The Art of the Comic Book: An Aesthetic History by Robert C. Harvey. Harvey’s articles about comic books, which appeared in The Comics Journal, were the most intense studies of the medium this side of Scott McCloud. This book compiles, expands and reorganizes that material with many new observations: the result is a study of the development of the comic book medium itself, where you can watch it be born and grow step by step, and learn exactly why the greats in the field are considered great.
[Of course, IMHO Harvey doesn’t devote nearly enough space to praising Alex Toth, but still... ] And speaking of which...
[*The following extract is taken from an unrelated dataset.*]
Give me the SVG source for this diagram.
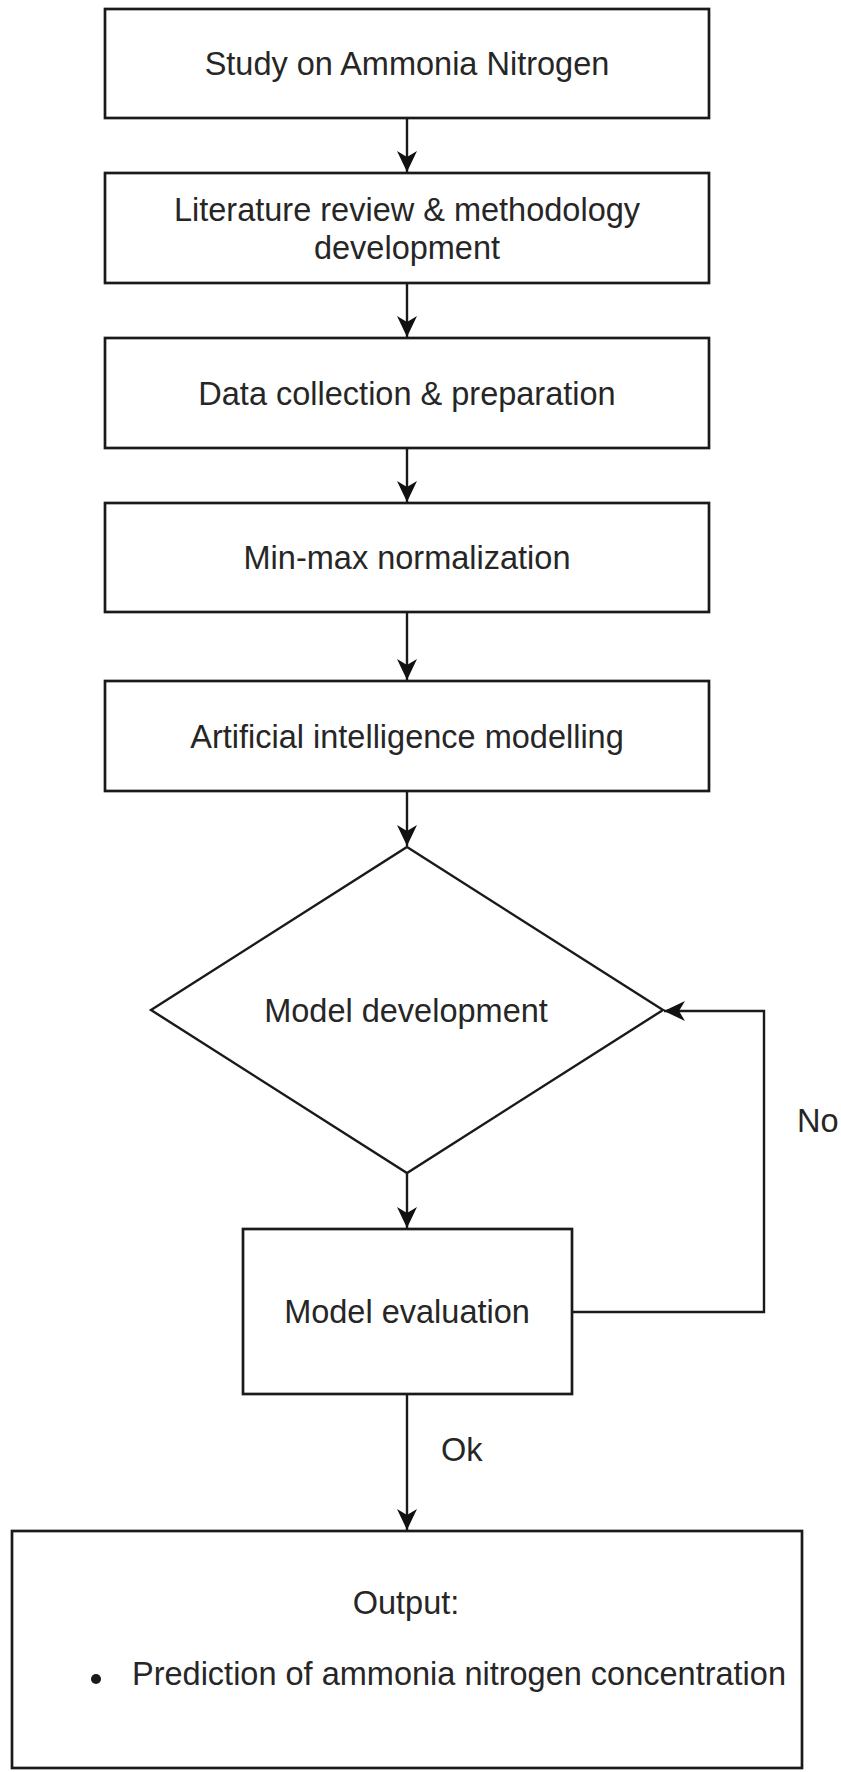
<svg xmlns="http://www.w3.org/2000/svg" width="841" height="1772" viewBox="0 0 841 1772">
<style>
.box{fill:#ffffff;stroke:#1a1a1a;stroke-width:2.7}
.dia{fill:#ffffff;stroke:#1a1a1a;stroke-width:2.4}
.lbl{font-family:"Liberation Sans",Arial,sans-serif;font-size:32.5px;fill:#262626;text-anchor:middle}
.lbl-l{font-family:"Liberation Sans",Arial,sans-serif;font-size:32.5px;fill:#262626;text-anchor:start}
.edge{fill:none;stroke:#1a1a1a;stroke-width:2.4}
</style>
<defs>
<marker id="arr" viewBox="-22 -11 23 22" markerWidth="23" markerHeight="22" refX="0" refY="0" markerUnits="userSpaceOnUse" orient="auto">
<path d="M0,0 L-21,-10 L-15,0 L-21,10 Z" fill="#111111"/>
</marker>
</defs>
<rect width="841" height="1772" fill="#ffffff"/>
<g id="connectors">
<line class="edge" x1="407" y1="118" x2="407" y2="172" marker-end="url(#arr)"/>
<line class="edge" x1="407" y1="283" x2="407" y2="337" marker-end="url(#arr)"/>
<line class="edge" x1="407" y1="448" x2="407" y2="502" marker-end="url(#arr)"/>
<line class="edge" x1="407" y1="612" x2="407" y2="680" marker-end="url(#arr)"/>
<line class="edge" x1="407" y1="791" x2="407" y2="846" marker-end="url(#arr)"/>
<line class="edge" x1="407" y1="1173" x2="407" y2="1228" marker-end="url(#arr)"/>
<line class="edge" x1="407" y1="1394" x2="407" y2="1530" marker-end="url(#arr)"/>
<polyline class="edge" points="572,1312 764,1312 764,1011 664,1011" marker-end="url(#arr)"/>
<text class="lbl-l" x="797" y="1132">No</text>
<text class="lbl-l" x="441" y="1461">Ok</text>
</g>
<g id="n1">
<rect class="box" x="105" y="9" width="604" height="109"/>
<text class="lbl" x="407" y="75">Study on Ammonia Nitrogen</text>
</g>
<g id="n2">
<rect class="box" x="105" y="173" width="604" height="110"/>
<text class="lbl" x="407" y="221">Literature review &amp; methodology</text>
<text class="lbl" x="407" y="259">development</text>
</g>
<g id="n3">
<rect class="box" x="105" y="338" width="604" height="110"/>
<text class="lbl" x="407" y="405">Data collection &amp; preparation</text>
</g>
<g id="n4">
<rect class="box" x="105" y="503" width="604" height="109"/>
<text class="lbl" x="407" y="569">Min-max normalization</text>
</g>
<g id="n5">
<rect class="box" x="105" y="681" width="604" height="110"/>
<text class="lbl" x="407" y="748">Artificial intelligence modelling</text>
</g>
<g id="n6">
<polygon class="dia" points="407,847 663,1010 407,1173 151,1010"/>
<text class="lbl" x="406" y="1022">Model development</text>
</g>
<g id="n7">
<rect class="box" x="243" y="1229" width="329" height="165"/>
<text class="lbl" x="407" y="1323">Model evaluation</text>
</g>
<g id="n8">
<rect class="box" x="12" y="1531" width="790" height="237"/>
<text class="lbl" x="406" y="1614">Output:</text>
<circle cx="96" cy="1679" r="5" fill="#1a1a1a"/>
<text class="lbl-l" x="132" y="1685">Prediction of ammonia nitrogen concentration</text>
</g>
</svg>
Alex Toth by Alex Toth, edited by Manuel Auad. This sketchbook is one of the major collections of work by one of the major artists of all time. While Toth offers reams of insights on the creative process and the field of comics in his writings here [and perhaps offers unintended insights on his personality in the process?], the drawings are where you get your money’s worth. All in black-and-white [Toth’s forte], there’s some of everything here: comic book pages, strips, model sheets, roughs, spot illos, from all five decades of his career to date. Toth is where you go to learn comics at the deepest and most abstract level: not to learn “speed-line technique” or “how to draw eyes”, but sutff like composition, economy, pacing, layout, spotting blacks, and his two most fundamental principles: Tell The Story and Never Stop Growing. This is a book that’ll keep teaching you for years, if you’re serious enough to keep digging.